Les écueils sont nombreux et T. Viron, abordant à la fois la question des gestions de projet et de la négociation, souligne bien que les débats de normes et de valeurs pouvant impulser un processus de création d’un commun, n’ont sans doute guère de sens dans des rapports de domination. La domination est-elle alors l’antithèse de l’interculturel ? J. Dato illustre bien cette contradiction en exposant les asymétries de position des acteurs des projets de développement et sur les possibilités d’orienter les finalités de ceux-ci. T. Manvoutouka, en examinant une expérience en République Démocratique du Congo, décortique et illustre plus précisément ces contradictions.

Dans un autre type de contexte, K. Gatelier, en présentant une opération d’accueil de demandeurs d’asile à Grenoble, met aussi en évidence le besoin d’une interculturalité dans l’efficace du processus. Mais, celle-ci peut-elle être vraiment conceptualisée ? Certes, les concepts d’altérité, de distanciation, de réflexivité sont utiles, mais l’expérience de l’interculturalité, s’interroge-t-elle, est-elle vraiment transmissible si elle n’est pas vécue dans une activité, un travail direct et collectif ? Y. Achille contextualise ce problème des migrants vers le Nord en analysant les politiques européennes de migration (y compris les demandeurs d’asile ). Là encore, des effets de domination transparaissent, biaisant, sans aucun doute, les tentatives plus humanistes décrites par K. Gatelier.

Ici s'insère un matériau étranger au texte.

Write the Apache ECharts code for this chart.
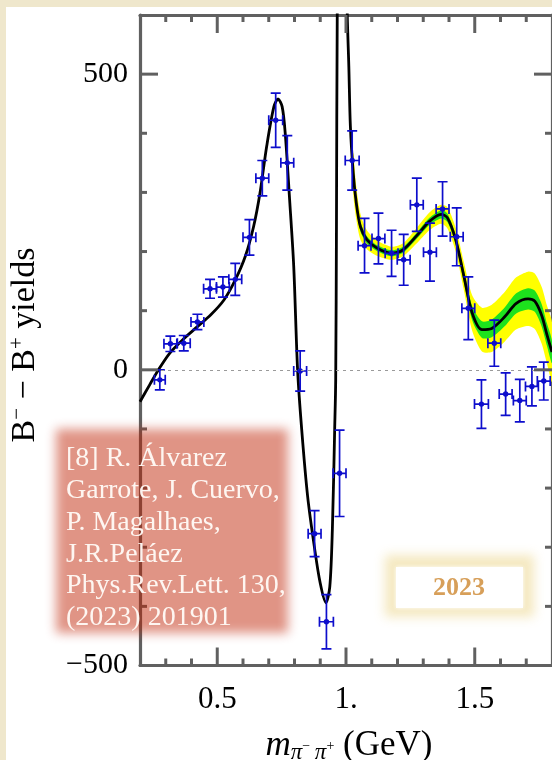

Si finalement, l’interculturalité mérite d’être abordée en termes de construction, de processus, c’est peut-être aussi parce que la culture elle-même n’est pas figée, qu’elle est aussi toujours en construction, en devenir. Quelques pistes de réflexion sont évoquées par M. Troisvallets.

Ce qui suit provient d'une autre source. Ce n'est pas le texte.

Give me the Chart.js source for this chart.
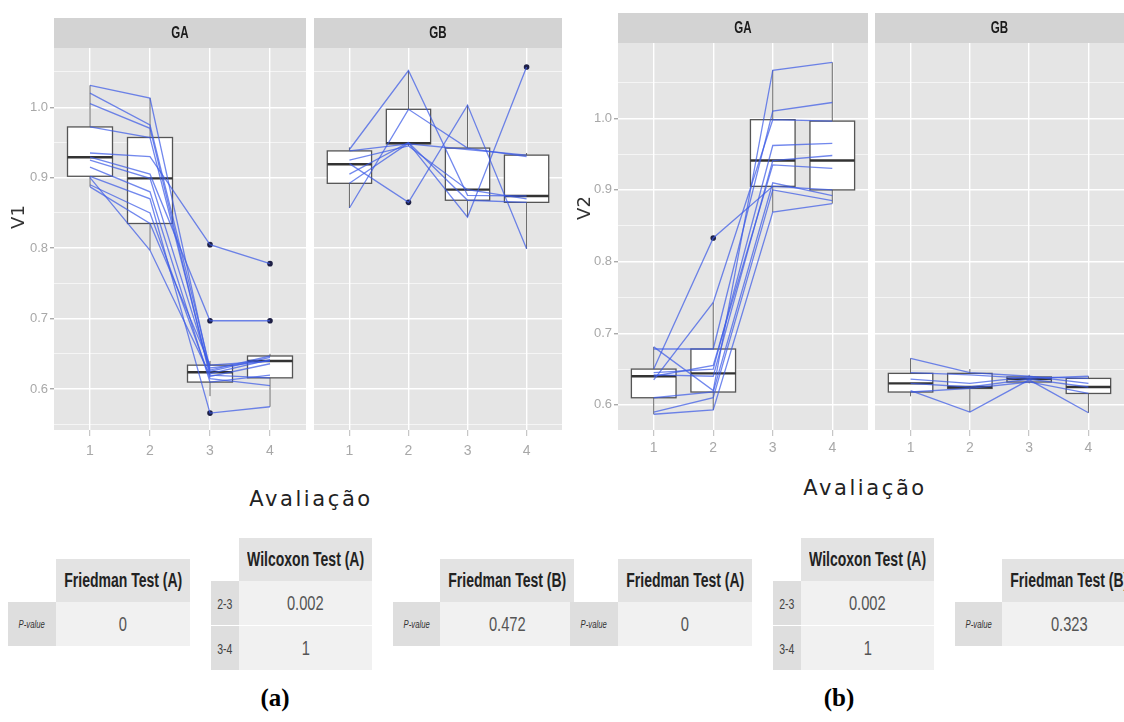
<!DOCTYPE html>
<html lang="pt">
<head>
  <meta charset="UTF-8">
  <title>V1 e V2 por avaliação</title>
  <script src="https://cdn.jsdelivr.net/npm/chart.js"></script>
  <style>
    body { margin: 0; width: 1124px; height: 722px; position: relative; overflow: hidden; background: #fff;
           font-family: 'Liberation Sans', Arial, sans-serif; }
    canvas { position: absolute; top: 0; }
    .txt { position: absolute; white-space: nowrap; }
    .cell { position: absolute; display: flex; align-items: center; justify-content: center; overflow: hidden; white-space: nowrap; }
    .cell span { display: inline-block; transform: scaleX(0.7); }
    .head { background: #e3e3e3; color: #222; font-weight: bold; font-size: 20px; }
    .lab { background: #dedede; color: #444; font-size: 15px; }
    .pv { font-style: italic; font-size: 11px; color: #333; }
    .val { background: #f1f1f1; color: #555; font-size: 21px; }
  </style>
</head>
<body>

  <canvas id="a1" width="310" height="470" style="left:0px"></canvas>
  <canvas id="a2" width="256" height="470" style="left:310px"></canvas>
  <canvas id="b1" width="306" height="470" style="left:566px"></canvas>
  <canvas id="b2" width="252" height="470" style="left:872px"></canvas>

  <script>
    const visits = [1, 2, 3, 4]

    /* V1, grupo GA: caixas (min whisker, q1, mediana, q3, max whisker) */
    const v1GA_lo  = [0.887, 0.797, 0.590, 0.575]
    const v1GA_q1  = [0.902, 0.835, 0.610, 0.616]
    const v1GA_med = [0.929, 0.899, 0.624, 0.640]
    const v1GA_q3  = [0.972, 0.957, 0.634, 0.647]
    const v1GA_hi  = [1.031, 1.013, 0.640, 0.650]
    const v1GA_subjects = [
      [1.031, 1.013, 0.625, 0.645],
      [1.020, 0.975, 0.630, 0.640],
      [1.005, 0.970, 0.618, 0.636],
      [0.972, 0.957, 0.622, 0.642],
      [0.935, 0.930, 0.805, 0.778],
      [0.929, 0.905, 0.697, 0.697],
      [0.925, 0.899, 0.627, 0.647],
      [0.915, 0.880, 0.610, 0.620],
      [0.902, 0.870, 0.566, 0.575],
      [0.890, 0.850, 0.615, 0.605],
      [0.887, 0.835, 0.634, 0.640],
      [0.900, 0.797, 0.620, 0.616],
    ]
    const v1GA_out = [[3, 0.805], [4, 0.778], [3, 0.697], [4, 0.697], [3, 0.566]]

    /* V1, grupo GB */
    const v1GB_lo  = [0.857, 0.945, 0.844, 0.799]
    const v1GB_q1  = [0.892, 0.948, 0.868, 0.865]
    const v1GB_med = [0.919, 0.949, 0.883, 0.874]
    const v1GB_q3  = [0.938, 0.997, 0.942, 0.932]
    const v1GB_hi  = [0.943, 1.052, 1.003, 0.935]
    const v1GB_subjects = [
      [0.940, 1.052, 0.875, 0.874],
      [0.857, 0.997, 0.942, 0.930],
      [0.920, 0.865, 1.003, 0.799],
      [0.892, 0.949, 0.844, 1.057],
      [0.938, 0.948, 0.940, 0.932],
      [0.905, 0.950, 0.868, 0.865],
      [0.925, 0.945, 0.883, 0.870],
    ]
    const v1GB_out = [[2, 0.865], [4, 1.057]]

    /* V2, grupo GA */
    const v2GA_lo  = [0.587, 0.593, 0.869, 0.881]
    const v2GA_q1  = [0.610, 0.618, 0.905, 0.900]
    const v2GA_med = [0.640, 0.644, 0.941, 0.941]
    const v2GA_q3  = [0.650, 0.678, 0.998, 0.996]
    const v2GA_hi  = [0.681, 0.743, 1.067, 1.078]
    const v2GA_subjects = [
      [0.681, 0.620, 1.067, 1.078],
      [0.678, 0.678, 1.010, 1.022],
      [0.645, 0.650, 0.962, 0.965],
      [0.642, 0.640, 0.941, 0.948],
      [0.650, 0.833, 0.905, 0.900],
      [0.640, 0.655, 0.935, 0.930],
      [0.610, 0.618, 0.910, 0.892],
      [0.587, 0.593, 0.869, 0.881],
      [0.590, 0.610, 0.900, 0.885],
      [0.635, 0.743, 0.998, 0.996],
    ]
    const v2GA_out = [[2, 0.833]]

    /* V2, grupo GB */
    const v2GB_lo  = [0.612, 0.590, 0.630, 0.589]
    const v2GB_q1  = [0.618, 0.623, 0.632, 0.616]
    const v2GB_med = [0.630, 0.625, 0.636, 0.625]
    const v2GB_q3  = [0.644, 0.644, 0.639, 0.637]
    const v2GB_hi  = [0.665, 0.650, 0.642, 0.640]
    const v2GB_subjects = [
      [0.665, 0.645, 0.640, 0.630],
      [0.645, 0.642, 0.637, 0.640],
      [0.630, 0.625, 0.636, 0.625],
      [0.620, 0.590, 0.635, 0.589],
      [0.618, 0.623, 0.632, 0.616],
      [0.636, 0.630, 0.639, 0.637],
    ]
    const v2GB_out = []

    /* Tabelas dos testes */
    const friedmanA_p = ['0', '0']
    const wilcoxonPairs = ['2-3', '3-4']
    const wilcoxonA_p = [['0.002', '1'], ['0.002', '1']]
    const friedmanB_p = ['0.472', '0.323']

    const v1Ticks = [0.55, 0.6, 0.65, 0.7, 0.75, 0.8, 0.85, 0.9, 0.95, 1.0, 1.05]
    const v2Ticks = [0.6, 0.65, 0.7, 0.75, 0.8, 0.85, 0.9, 0.95, 1.0, 1.05]

    const sans = "'Liberation Sans', Arial, sans-serif"
    const lineBlue = 'rgba(60, 90, 230, 0.72)'
    const boxHalf = 0.375

    const isMajor = v => Math.abs(v * 10 - Math.round(v * 10)) < 1e-6

    /* gray panel + strip on top */
    const panelBg = {
      id: 'panelBg',
      beforeDraw(chart, args, opts) {
        const { ctx, chartArea: a } = chart
        ctx.save()
        ctx.fillStyle = '#e5e5e5'
        ctx.fillRect(a.left, a.top, a.right - a.left, a.bottom - a.top)
        ctx.fillStyle = '#d3d3d3'
        ctx.fillRect(a.left, a.top - 30, a.right - a.left, 30)
        ctx.fillStyle = '#1a1a1a'
        ctx.font = 'bold 17px ' + sans
        ctx.textAlign = 'center'
        ctx.textBaseline = 'middle'
        ctx.translate((a.left + a.right) / 2, a.top - 15)
        ctx.scale(0.68, 1)
        ctx.fillText(opts.strip, 0, 0)
        ctx.restore()
      }
    }

    /* boxplots drawn under the subject lines */
    const boxes = {
      id: 'boxes',
      beforeDatasetsDraw(chart, args, o) {
        const { ctx, chartArea: a, scales: { x, y } } = chart
        ctx.save()
        ctx.beginPath()
        ctx.rect(a.left, a.top, a.right - a.left, a.bottom - a.top)
        ctx.clip()
        o.med.forEach((m, i) => {
          const v = visits[i]
          const cx = x.getPixelForValue(v)
          const x0 = x.getPixelForValue(v - boxHalf)
          const x1 = x.getPixelForValue(v + boxHalf)
          const yq1 = y.getPixelForValue(o.q1[i])
          const yq3 = y.getPixelForValue(o.q3[i])
          ctx.strokeStyle = '#666'
          ctx.lineWidth = 1
          ctx.beginPath()
          ctx.moveTo(cx, y.getPixelForValue(o.hi[i]))
          ctx.lineTo(cx, yq3)
          ctx.moveTo(cx, yq1)
          ctx.lineTo(cx, y.getPixelForValue(o.lo[i]))
          ctx.stroke()
          ctx.fillStyle = '#fff'
          ctx.fillRect(x0, yq3, x1 - x0, yq1 - yq3)
          ctx.strokeStyle = '#555'
          ctx.lineWidth = 1.3
          ctx.strokeRect(x0, yq3, x1 - x0, yq1 - yq3)
          ctx.strokeStyle = '#333'
          ctx.lineWidth = 2.4
          ctx.beginPath()
          const ym = y.getPixelForValue(m)
          ctx.moveTo(x0, ym)
          ctx.lineTo(x1, ym)
          ctx.stroke()
        })
        ctx.restore()
      }
    }

    const facet = (id, o) => {
      const datasets = o.subjects.map(s => ({
        data: s.map((v, i) => ({ x: visits[i], y: v })),
        showLine: true,
        borderColor: lineBlue,
        borderWidth: 1.3,
        pointRadius: 0,
      }))
      datasets.push({
        data: o.out.map(p => ({ x: p[0], y: p[1] })),
        showLine: false,
        pointRadius: 2.8,
        pointBorderWidth: 0,
        pointBackgroundColor: '#1e2045',
      })

      new Chart(document.getElementById(id), {
        type: 'scatter',
        data: { datasets },
        plugins: [panelBg, boxes],
        options: {
          responsive: false,
          animation: false,
          layout: { padding: { top: o.top, left: o.padL, right: o.padR, bottom: 0 } },
          plugins: {
            legend: { display: false },
            tooltip: { enabled: false },
            panelBg: { strip: o.strip },
            boxes: o.box,
          },
          scales: {
            x: {
              type: 'linear', min: 0.4, max: 4.6,
              afterBuildTicks: s => { s.ticks = visits.map(v => ({ value: v })) },
              afterFit: s => { s.height = 40 },
              grid: { color: '#fff', lineWidth: 1.4, tickLength: 6, tickColor: '#bbb', tickWidth: 1 },
              border: { display: false },
              ticks: { color: '#a8a8a8', font: { family: sans, size: 14 }, padding: o.xPad, autoSkip: false, maxRotation: 0 },
            },
            y: {
              min: o.yMin, max: o.yMax,
              afterBuildTicks: s => { s.ticks = o.yTicks.map(v => ({ value: v })) },
              afterFit: s => { s.width = o.yWidth },
              grid: {
                color: '#fff',
                lineWidth: c => (c.tick && isMajor(c.tick.value)) ? 1.4 : 0.6,
                drawTicks: o.showY,
                tickLength: 4,
                tickColor: c => (c.tick && isMajor(c.tick.value)) ? '#aaa' : 'rgba(0,0,0,0)',
              },
              border: { display: false },
              ticks: {
                display: o.showY,
                callback: v => isMajor(v) ? v.toFixed(1) : '',
                color: '#a8a8a8', font: { family: sans, size: 13 }, padding: 2, autoSkip: false,
              },
            },
          },
        },
      })
    }

    facet('a1', { strip: 'GA', top: 48, padL: 0, padR: 3, yWidth: 54, showY: true, xPad: 7,
      yMin: 0.542, yMax: 1.084, yTicks: v1Ticks, subjects: v1GA_subjects, out: v1GA_out,
      box: { lo: v1GA_lo, q1: v1GA_q1, med: v1GA_med, q3: v1GA_q3, hi: v1GA_hi } })
    facet('a2', { strip: 'GB', top: 48, padL: 2, padR: 2, yWidth: 0, showY: false, xPad: 7,
      yMin: 0.542, yMax: 1.084, yTicks: v1Ticks, subjects: v1GB_subjects, out: v1GB_out,
      box: { lo: v1GB_lo, q1: v1GB_q1, med: v1GB_med, q3: v1GB_q3, hi: v1GB_hi } })
    facet('b1', { strip: 'GA', top: 43, padL: 0, padR: 2, yWidth: 52, showY: true, xPad: 4,
      yMin: 0.565, yMax: 1.105, yTicks: v2Ticks, subjects: v2GA_subjects, out: v2GA_out,
      box: { lo: v2GA_lo, q1: v2GA_q1, med: v2GA_med, q3: v2GA_q3, hi: v2GA_hi } })
    facet('b2', { strip: 'GB', top: 43, padL: 3, padR: 0, yWidth: 0, showY: false, xPad: 4,
      yMin: 0.565, yMax: 1.105, yTicks: v2Ticks, subjects: v2GB_subjects, out: v2GB_out,
      box: { lo: v2GB_lo, q1: v2GB_q1, med: v2GB_med, q3: v2GB_q3, hi: v2GB_hi } })

    /* textos e tabelas em HTML */
    const put = (cls, x, y, w, h, text, extra) => {
      const d = document.createElement('div')
      d.className = cls
      Object.assign(d.style, { left: x + 'px', top: y + 'px', width: w + 'px', height: h + 'px' }, extra || {})
      if (cls.indexOf('cell') === 0) {
        const s = document.createElement('span')
        s.textContent = text
        d.appendChild(s)
      } else {
        d.textContent = text
      }
      document.body.appendChild(d)
    }

    const titleFont = { fontFamily: "'DejaVu Sans', Verdana, sans-serif", color: '#222', textAlign: 'center' }
    put('txt', 221, 487, 180, 28, 'Avaliação', Object.assign({ fontSize: '21px', letterSpacing: '2.6px' }, titleFont))
    put('txt', 775, 476, 180, 28, 'Avaliação', Object.assign({ fontSize: '21px', letterSpacing: '2.6px' }, titleFont))
    put('txt', -11, 205, 60, 24, 'V1', { fontSize: '18px', transform: 'rotate(-90deg)', color: '#333', fontFamily: titleFont.fontFamily, textAlign: 'center' })
    put('txt', 555, 196, 60, 24, 'V2', { fontSize: '18px', transform: 'rotate(-90deg)', color: '#333', fontFamily: titleFont.fontFamily, textAlign: 'center' })

    const serif = { fontFamily: "'Liberation Serif', 'DejaVu Serif', serif", fontWeight: 'bold', fontSize: '25px', color: '#000', textAlign: 'center' }
    put('txt', 235, 684, 80, 30, '(a)', serif)
    put('txt', 799, 684, 80, 30, '(b)', serif)

    const offsets = [0, 562]
    offsets.forEach((dx, k) => {
      // Friedman Test (A)
      put('cell head', 56 + dx, 559, 134, 43, 'Friedman Test (A)')
      put('cell lab pv', 8 + dx, 602, 48, 44, 'P-value')
      put('cell val', 56 + dx, 602, 134, 44, friedmanA_p[k])
      // Wilcoxon Test (A)
      put('cell head', 239 + dx, 538, 133, 43, 'Wilcoxon Test (A)')
      wilcoxonPairs.forEach((pair, r) => {
        const y = 581 + r * 45
        put('cell lab', 211 + dx, y, 28, 44, pair)
        put('cell val', 239 + dx, y, 133, 44, wilcoxonA_p[k][r])
      })
      // Friedman Test (B)
      put('cell head', 440 + dx, 559, 134, 43, 'Friedman Test (B)')
      put('cell lab pv', 393 + dx, 602, 47, 44, 'P-value')
      put('cell val', 440 + dx, 602, 134, 44, friedmanB_p[k])
    })
  </script>
</body>
</html>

Enfin, un plongeon dans le passé peut aussi stimuler la réflexion actuelle. Le texte de P. Marthelot de 1962 est ici repris. Il analyse certains débats sur les rapports entre l’Islam et le développement à travers une recension de quelques travaux de l’époque. Les stéréotypes, les préjugés dénoncés sont bien entendu déjà là, mais ont-ils vraiment changé ?

Marc Troisvallets

Note:

[1] Il s’agit en particulier des collègues intervenant dans les masters CICM et NGT de la filière LEA de Stendhal.